What is “hypersuspension”? I tried google, but I don’t think volleyball players are jacking up their breasts with car parts.
At the top of the window is a blue menu bar. Go over and select “search”. A drop down opens. Go down and select “advanced search”.
A new page will open. On the right near the top is a field for “User Name:”. Type in “rustyrunner”. Leave all other settings default (no keywords, Threads With at least, Post From any date, Search All Open Forums).
Only one result returns - this thread.
rustyrunner, you have taken a valid observation and projected and over extended it into unsupported supposition. Do female athletes appear to have smaller breasts than average, especially in track and field? Yes. But the why is where you discount known causes. It is known that high performing athletes monitor their diets and have rigorous workouts. Those two factors keep body mass index low, i.e. low fat storage. Some of breast size is from fat storage, some of it is glandular tissue. The percentage varies across individuals, so there’s no easy answer, but since fat makes up a fair percentage of many women’s breast size, and athletes have little body fat, their breast tend to be smaller.
Factor two is that breasts are not well anchored. They are weighty tissue held in place by skin - no muscles, tendons, etc to support them. Bouncing around is thus uncomfortable and can be painful. Therefore, efforts have been made to create garments to aid women be athletic. These include sports bras and compression garments, which are essentially elastic materials. The garments put pressure on the soft tissue, and thus smear it flatter against the body and hold it tight rather than leave it suspended outward and unsupported. Because breast tissue is soft, the breasts get mushed down. A lot less jiggle, a lot less protrusion.
Those two factors contribute a great deal to female athletes looking flat chested. But have you even tried looking for pics of them when not wearing their performance gear? Like afterparty casual shots and such?

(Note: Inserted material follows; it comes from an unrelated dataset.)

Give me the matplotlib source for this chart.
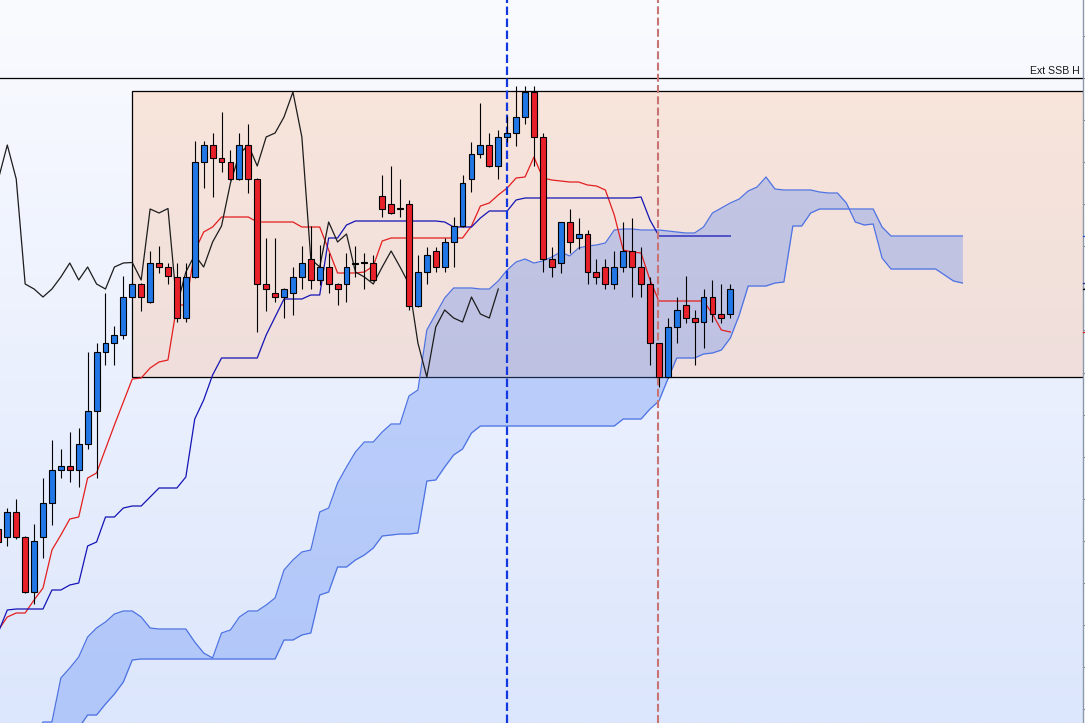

Here’s the thing: there is a selection pressure against women with genes for oversized boobs, but it is not direct. Women with oversized boobs tend to come from families with oversized bodies, i.e. predispositions to be obese. These women are not likely to be olympic level athletes, both from genetics but also likely from lifestyle issues learned from their family.
But here’s why you cannot assert that the pressure is genetic and that women athletes will continue to change until they look like men: women athletes are still women, and they are drawn from the same gene pool as everyone else. There is no special “athlete” community that interbreeds with each other to the exclusion of non-athletes. They marry non-athletes as often as other athletes. Ergo, there is no exclusion of genes to do the selecting.
The only way your supposition would have any merit is if olympic level athletes are so eager to improve their performance to reach male performance that they are willing to cheat by using male hormones. Extended use of male hormones will affect their bodies. This is seen from the program that the East Germans had in the 70s and 80s. However, that kind of cheating is difficult because it is tested for. I honestly don’t know enough to know how effective the testing is. We see from the latest results with Lance Armstrong that some forms of cheating have been easier than others.
It is possible that the top level performers are cheating. It is also possible that they are not. I cannot say how likely it is either way, but my gut feels that the bulk are not using high doses of androgenic steroids. Ergo, they are not being hormonally changed.
Therefore, women athletes will continue to look a bit more flat chested than the average population (especially when the average population has implants and tends toward obesity), but there will not be a downward spiral in female athlete chest size.